_Your objective:_
Retype word for word the first line of the listing and each line after it up to the line with "1.26e9, 2.0e9, 3.2e9, 5.0e9, 7.9e9, 1.26e10, 2.0e10, 3.2e10]", with the pictures taken out.

_Data:_
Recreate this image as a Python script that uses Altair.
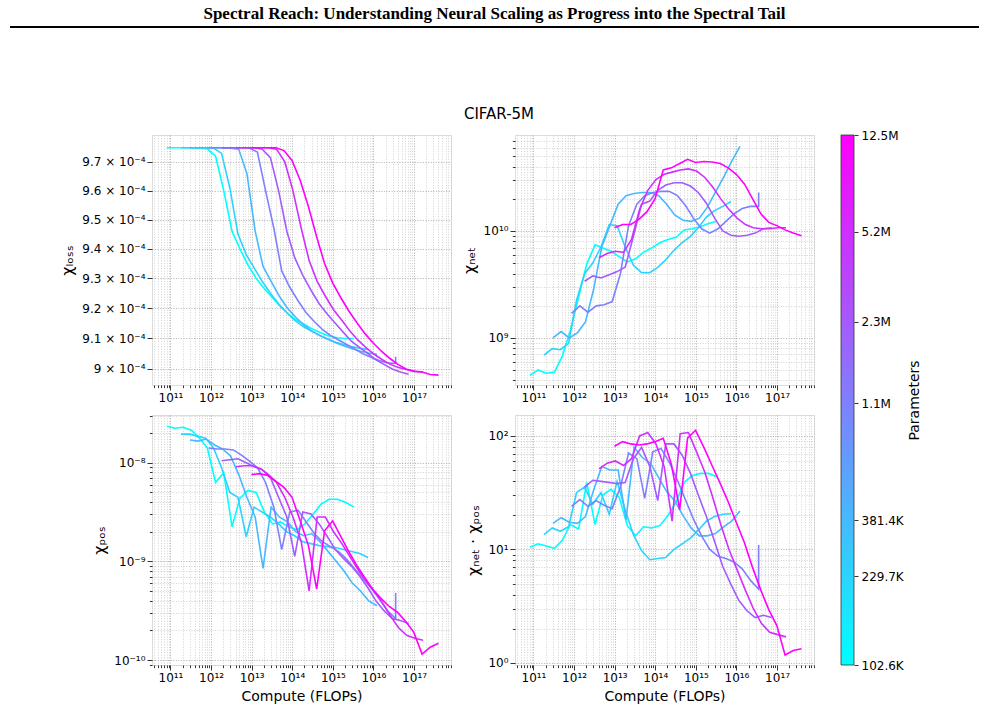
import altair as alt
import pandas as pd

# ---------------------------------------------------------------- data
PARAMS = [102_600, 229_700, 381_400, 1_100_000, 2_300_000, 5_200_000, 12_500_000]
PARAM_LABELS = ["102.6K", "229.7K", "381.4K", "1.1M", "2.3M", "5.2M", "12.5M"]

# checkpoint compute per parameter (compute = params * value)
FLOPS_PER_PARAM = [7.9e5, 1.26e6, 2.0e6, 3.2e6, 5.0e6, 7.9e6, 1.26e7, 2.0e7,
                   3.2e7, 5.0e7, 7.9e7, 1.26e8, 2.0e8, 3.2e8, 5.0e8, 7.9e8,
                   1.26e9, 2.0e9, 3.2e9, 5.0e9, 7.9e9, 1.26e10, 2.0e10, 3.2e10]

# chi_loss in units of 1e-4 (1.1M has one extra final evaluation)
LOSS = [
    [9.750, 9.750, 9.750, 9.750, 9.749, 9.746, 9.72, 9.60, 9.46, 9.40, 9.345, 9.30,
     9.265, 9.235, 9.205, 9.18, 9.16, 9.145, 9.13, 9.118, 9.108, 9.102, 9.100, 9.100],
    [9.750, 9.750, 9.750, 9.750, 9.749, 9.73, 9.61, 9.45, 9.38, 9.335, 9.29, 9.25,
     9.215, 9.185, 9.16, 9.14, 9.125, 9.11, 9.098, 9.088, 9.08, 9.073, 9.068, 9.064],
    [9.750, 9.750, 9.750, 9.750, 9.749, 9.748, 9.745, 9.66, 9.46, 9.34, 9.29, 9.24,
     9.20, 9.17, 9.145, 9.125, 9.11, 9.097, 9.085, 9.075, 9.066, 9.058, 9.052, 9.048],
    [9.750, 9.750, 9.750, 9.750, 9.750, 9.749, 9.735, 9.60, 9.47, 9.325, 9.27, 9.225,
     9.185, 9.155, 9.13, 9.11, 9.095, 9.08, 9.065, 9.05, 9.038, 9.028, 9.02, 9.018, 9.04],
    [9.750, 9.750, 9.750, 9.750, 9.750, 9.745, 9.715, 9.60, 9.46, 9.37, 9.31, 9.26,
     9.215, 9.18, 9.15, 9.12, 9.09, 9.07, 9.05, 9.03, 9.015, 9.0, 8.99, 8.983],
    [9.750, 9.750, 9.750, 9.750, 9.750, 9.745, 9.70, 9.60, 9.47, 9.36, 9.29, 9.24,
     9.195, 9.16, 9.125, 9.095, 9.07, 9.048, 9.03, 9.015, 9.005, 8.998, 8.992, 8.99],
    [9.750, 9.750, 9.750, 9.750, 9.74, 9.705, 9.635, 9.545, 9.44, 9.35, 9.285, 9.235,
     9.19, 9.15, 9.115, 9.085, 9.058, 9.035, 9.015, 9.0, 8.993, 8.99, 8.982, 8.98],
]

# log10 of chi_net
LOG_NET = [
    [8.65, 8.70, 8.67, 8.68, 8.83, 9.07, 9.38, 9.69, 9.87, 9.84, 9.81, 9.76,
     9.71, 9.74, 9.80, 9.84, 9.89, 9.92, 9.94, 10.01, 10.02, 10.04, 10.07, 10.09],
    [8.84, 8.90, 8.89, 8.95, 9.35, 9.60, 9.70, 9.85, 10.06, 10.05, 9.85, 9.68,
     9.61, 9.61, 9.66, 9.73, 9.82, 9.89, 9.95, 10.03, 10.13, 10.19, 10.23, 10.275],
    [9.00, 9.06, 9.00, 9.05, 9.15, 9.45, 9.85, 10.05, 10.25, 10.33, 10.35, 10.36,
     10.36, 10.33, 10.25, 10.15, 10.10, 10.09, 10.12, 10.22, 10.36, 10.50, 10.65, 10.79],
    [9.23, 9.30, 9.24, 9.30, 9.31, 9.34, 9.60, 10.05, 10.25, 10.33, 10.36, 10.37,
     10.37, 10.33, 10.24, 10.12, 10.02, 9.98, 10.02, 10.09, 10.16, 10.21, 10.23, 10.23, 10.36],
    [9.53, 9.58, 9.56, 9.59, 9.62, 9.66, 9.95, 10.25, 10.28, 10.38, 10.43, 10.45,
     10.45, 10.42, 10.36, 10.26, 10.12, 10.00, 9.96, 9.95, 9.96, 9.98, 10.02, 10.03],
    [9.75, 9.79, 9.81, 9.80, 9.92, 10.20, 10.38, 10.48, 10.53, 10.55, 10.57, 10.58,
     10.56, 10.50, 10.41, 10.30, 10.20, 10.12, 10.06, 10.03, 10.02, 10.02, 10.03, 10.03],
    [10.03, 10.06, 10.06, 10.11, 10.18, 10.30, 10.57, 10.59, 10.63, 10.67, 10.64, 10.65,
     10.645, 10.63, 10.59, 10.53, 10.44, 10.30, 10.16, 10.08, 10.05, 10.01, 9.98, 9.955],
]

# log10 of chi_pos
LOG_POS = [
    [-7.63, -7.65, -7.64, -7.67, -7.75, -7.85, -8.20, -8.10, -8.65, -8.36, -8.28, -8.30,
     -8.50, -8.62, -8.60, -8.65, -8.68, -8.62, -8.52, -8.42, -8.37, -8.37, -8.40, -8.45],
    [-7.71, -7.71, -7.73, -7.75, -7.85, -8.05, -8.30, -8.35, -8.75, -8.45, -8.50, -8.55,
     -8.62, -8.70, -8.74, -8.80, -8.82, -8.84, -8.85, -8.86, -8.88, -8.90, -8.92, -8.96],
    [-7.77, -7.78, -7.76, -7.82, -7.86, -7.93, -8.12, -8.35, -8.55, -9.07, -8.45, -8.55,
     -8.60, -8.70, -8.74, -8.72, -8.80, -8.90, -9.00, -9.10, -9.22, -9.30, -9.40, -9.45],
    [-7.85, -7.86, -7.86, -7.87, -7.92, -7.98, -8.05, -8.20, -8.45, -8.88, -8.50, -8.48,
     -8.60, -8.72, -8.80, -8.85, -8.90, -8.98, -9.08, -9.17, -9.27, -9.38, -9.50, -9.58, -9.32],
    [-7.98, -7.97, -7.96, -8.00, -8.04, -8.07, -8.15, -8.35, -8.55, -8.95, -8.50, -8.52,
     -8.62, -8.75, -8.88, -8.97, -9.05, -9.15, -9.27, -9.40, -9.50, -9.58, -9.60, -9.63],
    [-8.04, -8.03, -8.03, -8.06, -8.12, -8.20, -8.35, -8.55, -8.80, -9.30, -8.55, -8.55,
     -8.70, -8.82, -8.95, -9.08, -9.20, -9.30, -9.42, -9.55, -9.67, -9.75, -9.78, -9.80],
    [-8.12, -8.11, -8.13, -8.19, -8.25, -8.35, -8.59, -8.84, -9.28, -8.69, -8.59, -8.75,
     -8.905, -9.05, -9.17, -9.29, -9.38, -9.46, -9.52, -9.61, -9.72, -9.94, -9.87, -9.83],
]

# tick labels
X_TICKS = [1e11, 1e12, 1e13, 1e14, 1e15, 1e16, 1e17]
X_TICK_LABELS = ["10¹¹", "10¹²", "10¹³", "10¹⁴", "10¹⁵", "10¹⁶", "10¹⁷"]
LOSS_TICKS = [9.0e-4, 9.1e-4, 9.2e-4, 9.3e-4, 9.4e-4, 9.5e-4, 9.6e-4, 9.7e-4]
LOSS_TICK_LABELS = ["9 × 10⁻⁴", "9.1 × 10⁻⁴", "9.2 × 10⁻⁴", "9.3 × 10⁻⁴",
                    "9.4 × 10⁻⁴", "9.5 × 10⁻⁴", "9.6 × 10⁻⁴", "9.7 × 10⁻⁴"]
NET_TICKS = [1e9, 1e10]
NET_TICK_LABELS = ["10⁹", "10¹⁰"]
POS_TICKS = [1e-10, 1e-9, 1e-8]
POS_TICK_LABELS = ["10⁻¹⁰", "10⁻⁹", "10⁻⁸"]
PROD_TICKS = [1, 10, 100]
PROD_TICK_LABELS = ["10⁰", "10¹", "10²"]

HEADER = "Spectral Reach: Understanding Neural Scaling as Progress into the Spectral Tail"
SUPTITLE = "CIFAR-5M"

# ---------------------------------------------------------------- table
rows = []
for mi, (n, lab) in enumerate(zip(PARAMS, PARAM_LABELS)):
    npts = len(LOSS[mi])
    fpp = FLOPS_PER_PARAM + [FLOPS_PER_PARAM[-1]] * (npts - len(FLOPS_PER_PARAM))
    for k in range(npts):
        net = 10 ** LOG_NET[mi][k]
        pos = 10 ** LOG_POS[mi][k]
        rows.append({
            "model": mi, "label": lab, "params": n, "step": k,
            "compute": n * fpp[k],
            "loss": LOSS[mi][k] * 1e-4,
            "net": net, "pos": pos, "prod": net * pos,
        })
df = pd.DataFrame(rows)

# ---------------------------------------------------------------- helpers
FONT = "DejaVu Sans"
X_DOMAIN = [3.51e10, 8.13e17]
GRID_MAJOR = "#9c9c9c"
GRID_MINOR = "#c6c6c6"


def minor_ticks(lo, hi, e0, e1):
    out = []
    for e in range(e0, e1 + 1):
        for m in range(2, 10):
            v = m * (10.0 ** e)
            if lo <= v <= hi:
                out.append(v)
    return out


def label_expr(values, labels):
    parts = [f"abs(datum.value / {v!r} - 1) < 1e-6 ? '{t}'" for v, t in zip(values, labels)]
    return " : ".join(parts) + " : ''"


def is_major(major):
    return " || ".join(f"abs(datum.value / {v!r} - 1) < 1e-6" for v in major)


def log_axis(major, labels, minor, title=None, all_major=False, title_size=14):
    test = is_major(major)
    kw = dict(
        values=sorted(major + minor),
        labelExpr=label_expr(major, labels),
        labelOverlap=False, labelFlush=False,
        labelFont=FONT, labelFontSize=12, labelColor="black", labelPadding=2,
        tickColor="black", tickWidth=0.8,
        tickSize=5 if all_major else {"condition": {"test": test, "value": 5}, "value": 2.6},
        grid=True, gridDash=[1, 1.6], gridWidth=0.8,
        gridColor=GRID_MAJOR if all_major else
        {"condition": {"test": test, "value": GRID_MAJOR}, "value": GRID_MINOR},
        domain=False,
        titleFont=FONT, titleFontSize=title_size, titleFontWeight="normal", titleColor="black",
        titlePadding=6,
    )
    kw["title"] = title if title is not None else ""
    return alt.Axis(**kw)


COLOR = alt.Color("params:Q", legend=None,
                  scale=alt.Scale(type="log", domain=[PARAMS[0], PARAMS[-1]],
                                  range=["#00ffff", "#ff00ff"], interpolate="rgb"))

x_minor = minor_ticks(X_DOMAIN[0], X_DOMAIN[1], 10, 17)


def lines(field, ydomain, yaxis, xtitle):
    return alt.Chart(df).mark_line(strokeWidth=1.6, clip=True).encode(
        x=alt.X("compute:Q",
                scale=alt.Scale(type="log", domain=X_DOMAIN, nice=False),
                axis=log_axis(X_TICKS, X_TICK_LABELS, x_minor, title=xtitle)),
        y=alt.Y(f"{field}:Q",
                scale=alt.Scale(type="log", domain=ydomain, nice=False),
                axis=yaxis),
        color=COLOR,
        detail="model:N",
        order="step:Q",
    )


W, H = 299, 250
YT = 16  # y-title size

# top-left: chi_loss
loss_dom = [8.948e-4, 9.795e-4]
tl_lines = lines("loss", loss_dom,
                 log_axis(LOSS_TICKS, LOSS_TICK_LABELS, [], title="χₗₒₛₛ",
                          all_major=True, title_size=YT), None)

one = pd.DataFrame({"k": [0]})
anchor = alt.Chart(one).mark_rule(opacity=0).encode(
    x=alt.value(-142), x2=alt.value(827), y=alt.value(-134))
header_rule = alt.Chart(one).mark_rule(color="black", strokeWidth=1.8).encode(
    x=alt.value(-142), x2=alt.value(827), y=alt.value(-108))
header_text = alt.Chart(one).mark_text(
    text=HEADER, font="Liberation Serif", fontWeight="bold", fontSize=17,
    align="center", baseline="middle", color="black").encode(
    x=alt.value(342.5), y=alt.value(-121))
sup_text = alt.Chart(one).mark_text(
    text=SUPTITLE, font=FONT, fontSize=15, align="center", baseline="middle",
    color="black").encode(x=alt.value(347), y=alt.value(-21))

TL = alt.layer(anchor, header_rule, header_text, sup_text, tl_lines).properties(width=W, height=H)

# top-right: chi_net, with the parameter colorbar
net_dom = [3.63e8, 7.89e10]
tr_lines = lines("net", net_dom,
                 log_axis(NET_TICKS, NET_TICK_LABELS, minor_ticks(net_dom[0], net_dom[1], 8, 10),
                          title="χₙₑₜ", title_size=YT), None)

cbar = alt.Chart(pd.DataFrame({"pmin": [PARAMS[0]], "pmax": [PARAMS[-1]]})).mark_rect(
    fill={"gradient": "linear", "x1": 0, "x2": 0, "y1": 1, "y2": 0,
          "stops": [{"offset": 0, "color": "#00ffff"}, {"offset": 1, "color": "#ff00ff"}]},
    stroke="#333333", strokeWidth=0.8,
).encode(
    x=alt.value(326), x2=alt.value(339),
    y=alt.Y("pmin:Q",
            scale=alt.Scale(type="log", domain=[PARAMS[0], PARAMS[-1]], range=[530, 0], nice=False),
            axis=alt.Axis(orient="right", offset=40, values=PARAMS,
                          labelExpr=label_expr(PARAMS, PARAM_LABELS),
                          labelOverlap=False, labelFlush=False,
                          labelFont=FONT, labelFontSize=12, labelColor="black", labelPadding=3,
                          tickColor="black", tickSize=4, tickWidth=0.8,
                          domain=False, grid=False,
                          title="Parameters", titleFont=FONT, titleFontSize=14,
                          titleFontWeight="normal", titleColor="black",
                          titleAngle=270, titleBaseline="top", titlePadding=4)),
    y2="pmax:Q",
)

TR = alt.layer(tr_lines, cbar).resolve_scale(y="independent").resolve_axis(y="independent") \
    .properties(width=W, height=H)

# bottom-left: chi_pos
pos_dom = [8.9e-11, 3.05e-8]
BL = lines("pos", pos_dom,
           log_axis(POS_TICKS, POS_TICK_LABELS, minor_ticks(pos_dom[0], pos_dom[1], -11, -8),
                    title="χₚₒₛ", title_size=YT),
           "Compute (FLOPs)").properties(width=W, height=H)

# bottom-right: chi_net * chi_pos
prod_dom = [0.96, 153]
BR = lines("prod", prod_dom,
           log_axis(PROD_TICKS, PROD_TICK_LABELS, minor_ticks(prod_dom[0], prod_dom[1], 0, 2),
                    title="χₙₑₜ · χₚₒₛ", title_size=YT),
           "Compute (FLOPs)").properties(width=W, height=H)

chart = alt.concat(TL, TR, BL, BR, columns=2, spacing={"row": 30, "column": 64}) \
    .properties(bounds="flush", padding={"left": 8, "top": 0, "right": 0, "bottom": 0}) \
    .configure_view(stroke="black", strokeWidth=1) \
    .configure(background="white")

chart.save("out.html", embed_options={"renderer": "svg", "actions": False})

_Answer to the task:_
Recreate this image as a Python script that uses Altair.
import altair as alt
import pandas as pd

# ---------------------------------------------------------------- data
PARAMS = [102_600, 229_700, 381_400, 1_100_000, 2_300_000, 5_200_000, 12_500_000]
PARAM_LABELS = ["102.6K", "229.7K", "381.4K", "1.1M", "2.3M", "5.2M", "12.5M"]

# checkpoint compute per parameter (compute = params * value)
FLOPS_PER_PARAM = [7.9e5, 1.26e6, 2.0e6, 3.2e6, 5.0e6, 7.9e6, 1.26e7, 2.0e7,
                   3.2e7, 5.0e7, 7.9e7, 1.26e8, 2.0e8, 3.2e8, 5.0e8, 7.9e8,
                   1.26e9, 2.0e9, 3.2e9, 5.0e9, 7.9e9, 1.26e10, 2.0e10, 3.2e10]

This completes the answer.